Robert E. Terrill

Robert E. Terrill

Professor, English

Director, Writing & Rhetoric Studies

  • rterrill@indiana.edu
  • Ballantine Hall 442
  • Office Hours
    M-F
    By Appointment Only

Education

  • Ph.D., Northwestern University, 1996

About

I am a rhetorical critic. From my perspective, this means that I engage in an analytical practice that is informed by rhetorical lore and that takes as its goal a contribution to civic culture through the invention of just and capacious discourse. My work is animated by an effort to enable and encourage active participation in public life through the close study of exemplars. I participate in a long tradition of rhetorical criticism understood as a project of making public discourse available as civic equipment, a tradition articulated, for example, by Isocrates, Quintilian, and Kenneth Burke. Of course, my work also continues to be influenced by my mentors, including Janice Hocker Rushing and Michael C. Leff.

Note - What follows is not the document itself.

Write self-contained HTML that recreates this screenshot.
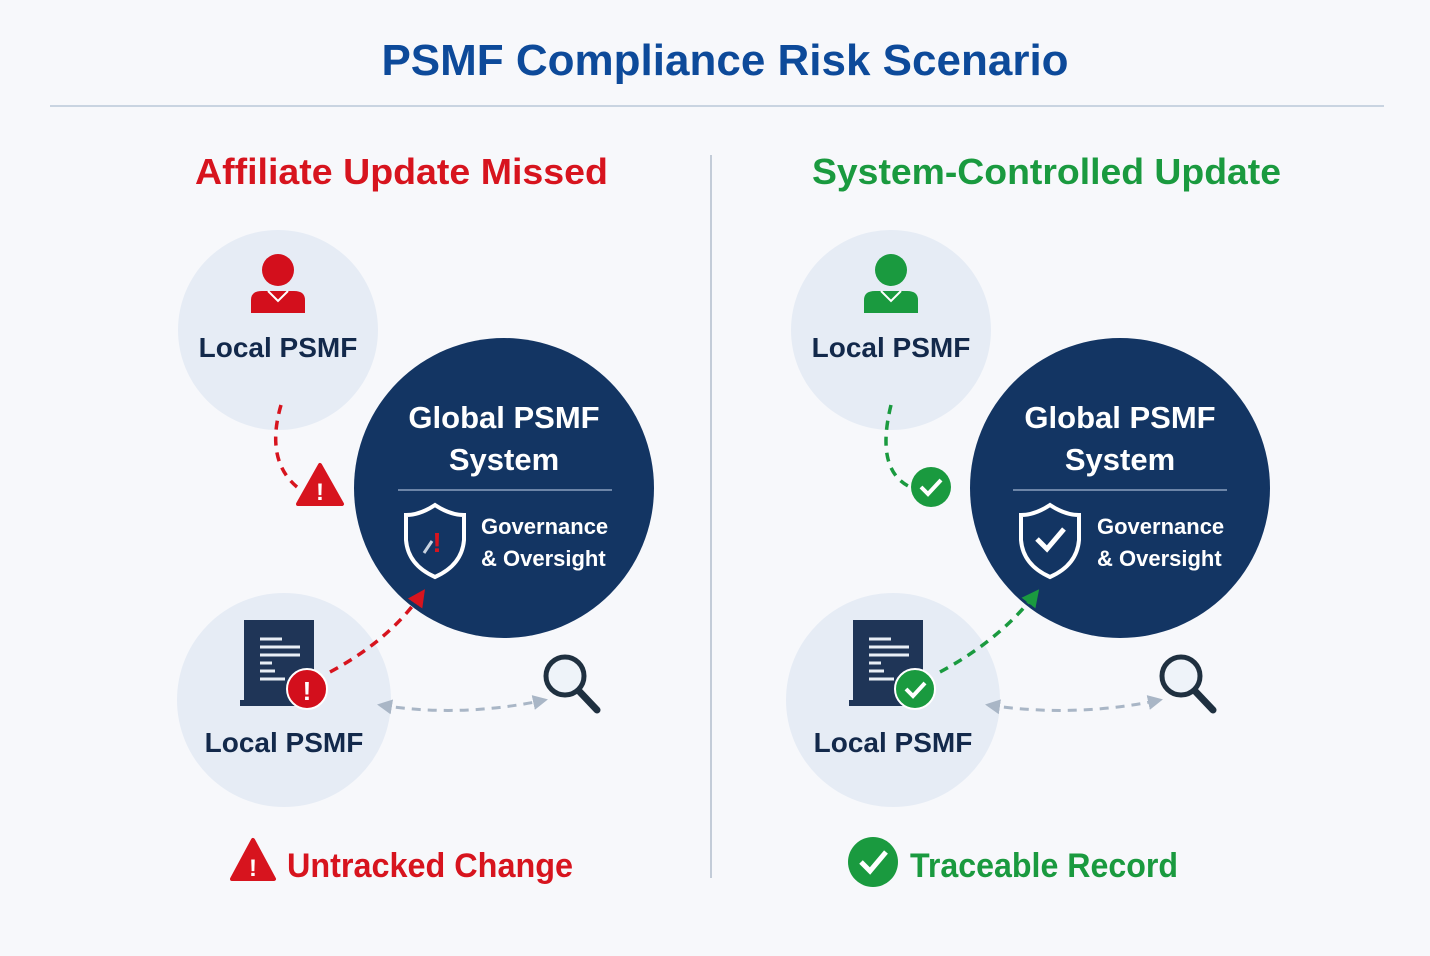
<!DOCTYPE html>
<html><head><meta charset="utf-8"><style>
html,body{margin:0;padding:0;background:#f7f8fb;}
svg{display:block;}
text{font-family:"Liberation Sans","DejaVu Sans",sans-serif;font-weight:bold;}
</style></head><body>
<svg width="1430" height="956" viewBox="0 0 1430 956" xmlns="http://www.w3.org/2000/svg">
<defs>
<marker id="ar" viewBox="0 0 10 10" refX="8" refY="5" markerWidth="5" markerHeight="5" orient="auto"><path d="M0,0 L10,5 L0,10 z" fill="#d7141e"/></marker>
<marker id="ag" viewBox="0 0 10 10" refX="8" refY="5" markerWidth="5" markerHeight="5" orient="auto"><path d="M0,0 L10,5 L0,10 z" fill="#1a9a3f"/></marker>
<marker id="agr" viewBox="0 0 10 10" refX="8" refY="5" markerWidth="5" markerHeight="5" orient="auto-start-reverse"><path d="M0,0 L10,5 L0,10 z" fill="#a9b6c6"/></marker>
</defs>
<rect width="1430" height="956" fill="#f7f8fb"/>
<text x="725" y="75" text-anchor="middle" font-size="44" fill="#0d4a9a">PSMF Compliance Risk Scenario</text>
<line x1="50" y1="106" x2="1384" y2="106" stroke="#c9d4e1" stroke-width="2"/>
<line x1="711" y1="155" x2="711" y2="878" stroke="#c3ccd8" stroke-width="2"/>

<text x="195" y="184" font-size="36" fill="#d7141e" textLength="413" lengthAdjust="spacingAndGlyphs">Affiliate Update Missed</text>
<text x="812" y="184" font-size="36" fill="#1a9a3f" textLength="469" lengthAdjust="spacingAndGlyphs">System-Controlled Update</text>

<!-- LEFT -->
<g>
<circle cx="278" cy="330" r="100" fill="#e6ecf5"/>
<circle cx="278" cy="270" r="16" fill="#d30f1c"/>
<path d="M251,313 L251,300 Q251,291 262,291 L294,291 Q305,291 305,300 L305,313 Z" fill="#d30f1c"/>
<path d="M268,291 L278,301 L288,291" fill="none" stroke="#fff" stroke-width="2"/>
<text x="278" y="357" text-anchor="middle" font-size="28" fill="#13294b">Local PSMF</text>

<circle cx="284" cy="700" r="107" fill="#e6ecf5"/>
<rect x="244" y="620" width="70" height="84" fill="#1f3557"/>
<rect x="240" y="700" width="76" height="6" fill="#1f3557"/>
<g stroke="#e8eef6" stroke-width="3"><line x1="260" y1="639" x2="282" y2="639"/><line x1="260" y1="647" x2="300" y2="647"/><line x1="260" y1="655" x2="300" y2="655"/><line x1="260" y1="663" x2="272" y2="663"/><line x1="260" y1="671" x2="275" y2="671"/><line x1="260" y1="679" x2="285" y2="679"/></g>
<circle cx="307" cy="689" r="20" fill="#d30f1c" stroke="#fff" stroke-width="2"/>
<text x="307" y="700" text-anchor="middle" font-size="26" fill="#fff">!</text>
<text x="284" y="752" text-anchor="middle" font-size="28" fill="#13294b">Local PSMF</text>

<path d="M281,405 Q265,460 297,487" fill="none" stroke="#d7141e" stroke-width="3.5" stroke-dasharray="9,7"/>
<path d="M320,465 L342,504 L298,504 Z" fill="#d7141e" stroke="#d7141e" stroke-width="4" stroke-linejoin="round"/>
<text x="320" y="500" text-anchor="middle" font-size="24" fill="#fff">!</text>

<circle cx="504" cy="488" r="150" fill="#133563"/>
<text x="504" y="428" text-anchor="middle" font-size="31" fill="#fff">Global PSMF</text>
<text x="504" y="470" text-anchor="middle" font-size="31" fill="#fff">System</text>
<line x1="398" y1="490" x2="612" y2="490" stroke="#8aa0bf" stroke-width="1.5"/>
<path d="M435,505 Q420,515 406,515 L406,540 Q408,565 435,577 Q462,565 464,540 L464,515 Q450,515 435,505 Z" fill="none" stroke="#fff" stroke-width="4"/>
<line x1="424" y1="553" x2="432" y2="541" stroke="#c8d2e0" stroke-width="3"/>
<text x="437" y="552" text-anchor="middle" font-size="28" fill="#d7141e">!</text>
<text x="481" y="534" font-size="22" fill="#fff">Governance</text>
<text x="481" y="566" font-size="22" fill="#fff">&amp; Oversight</text>

<path d="M330,672 Q390,640 423,592" fill="none" stroke="#d7141e" stroke-width="3.5" stroke-dasharray="9,7" marker-end="url(#ar)"/>
<path d="M380,705 Q460,718 545,700" fill="none" stroke="#a9b6c6" stroke-width="3" stroke-dasharray="9,7" marker-end="url(#agr)" marker-start="url(#agr)"/>
<circle cx="565" cy="676" r="19" fill="#eef3f9" stroke="#1f3040" stroke-width="5"/>
<line x1="579" y1="691" x2="597" y2="710" stroke="#1f3040" stroke-width="7" stroke-linecap="round"/>

<path d="M253,840 L274,879 L232,879 Z" fill="#d7141e" stroke="#d7141e" stroke-width="4" stroke-linejoin="round"/>
<text x="253" y="876" text-anchor="middle" font-size="24" fill="#fff">!</text>
<text x="287" y="877" font-size="34" fill="#d7141e" textLength="286" lengthAdjust="spacingAndGlyphs">Untracked Change</text>
</g>

<!-- RIGHT -->
<g>
<circle cx="891" cy="330" r="100" fill="#e6ecf5"/>
<circle cx="891" cy="270" r="16" fill="#1a9a3f"/>
<path d="M864,313 L864,300 Q864,291 875,291 L907,291 Q918,291 918,300 L918,313 Z" fill="#1a9a3f"/>
<path d="M881,291 L891,301 L901,291" fill="none" stroke="#fff" stroke-width="2"/>
<text x="891" y="357" text-anchor="middle" font-size="28" fill="#13294b">Local PSMF</text>

<circle cx="893" cy="700" r="107" fill="#e6ecf5"/>
<rect x="853" y="620" width="70" height="84" fill="#1f3557"/>
<rect x="849" y="700" width="76" height="6" fill="#1f3557"/>
<g stroke="#e8eef6" stroke-width="3"><line x1="869" y1="639" x2="891" y2="639"/><line x1="869" y1="647" x2="909" y2="647"/><line x1="869" y1="655" x2="909" y2="655"/><line x1="869" y1="663" x2="881" y2="663"/><line x1="869" y1="671" x2="884" y2="671"/><line x1="869" y1="679" x2="894" y2="679"/></g>
<circle cx="915" cy="689" r="20" fill="#1a9a3f" stroke="#fff" stroke-width="2"/>
<path d="M906,689 L913,696 L925,683" fill="none" stroke="#fff" stroke-width="4"/>
<text x="893" y="752" text-anchor="middle" font-size="28" fill="#13294b">Local PSMF</text>

<path d="M891,405 Q875,470 910,487" fill="none" stroke="#1a9a3f" stroke-width="3.5" stroke-dasharray="9,7"/>
<circle cx="931" cy="487" r="20" fill="#1a9a3f"/>
<path d="M921,487 L928,494 L941,480" fill="none" stroke="#fff" stroke-width="4"/>

<circle cx="1120" cy="488" r="150" fill="#133563"/>
<text x="1120" y="428" text-anchor="middle" font-size="31" fill="#fff">Global PSMF</text>
<text x="1120" y="470" text-anchor="middle" font-size="31" fill="#fff">System</text>
<line x1="1013" y1="490" x2="1227" y2="490" stroke="#8aa0bf" stroke-width="1.5"/>
<path d="M1050,505 Q1035,515 1021,515 L1021,540 Q1023,565 1050,577 Q1077,565 1079,540 L1079,515 Q1065,515 1050,505 Z" fill="none" stroke="#fff" stroke-width="4"/>
<path d="M1037,539 L1047,549 L1064,529" fill="none" stroke="#fff" stroke-width="5"/>
<text x="1097" y="534" font-size="22" fill="#fff">Governance</text>
<text x="1097" y="566" font-size="22" fill="#fff">&amp; Oversight</text>

<path d="M940,672 Q1000,640 1037,592" fill="none" stroke="#1a9a3f" stroke-width="3.5" stroke-dasharray="9,7" marker-end="url(#ag)"/>
<path d="M988,705 Q1075,718 1160,700" fill="none" stroke="#a9b6c6" stroke-width="3" stroke-dasharray="9,7" marker-end="url(#agr)" marker-start="url(#agr)"/>
<circle cx="1181" cy="676" r="19" fill="#eef3f9" stroke="#1f3040" stroke-width="5"/>
<line x1="1195" y1="691" x2="1213" y2="710" stroke="#1f3040" stroke-width="7" stroke-linecap="round"/>

<circle cx="873" cy="862" r="25" fill="#1a9a3f"/>
<path d="M861,862 L870,871 L886,852" fill="none" stroke="#fff" stroke-width="5"/>
<text x="910" y="877" font-size="34" fill="#1a9a3f" textLength="268" lengthAdjust="spacingAndGlyphs">Traceable Record</text>
</g>
</svg>
</body></html>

I have been particularly interested in African American public address, in part because circumstances often demand that marginalized rhetors be especially inventive as they address the limitations and exclusions that bar access to full citizenship. I have written about some of the ways that Malcolm X, W.E.B. Du Bois, Frederick Douglass, Stokely Carmichael, and Barack Obama have contributed to civic culture through their practices of rhetorical invention.

A natural outgrowth of these intellectual commitments has been my interest in pedagogy, and in particular the role that training in rhetoric should play in the liberal arts and in civic education. In this work, I argue for the continuing relevance of ancient rhetorical theory for analyzing, critiquing, and intervening in contemporary civic culture.

In addition, beginning in graduate school and extending to the present, I have had an abiding interest in the rhetorical analysis of film. In its cultural reach and multisensory appeal, film affords rich potential as an inventional resource, and its narrative form makes it an especially appropriate site for analytical work at the intersection of rhetoric and myth. In my current projects I find myself energized by returning to these interests in my teaching and research.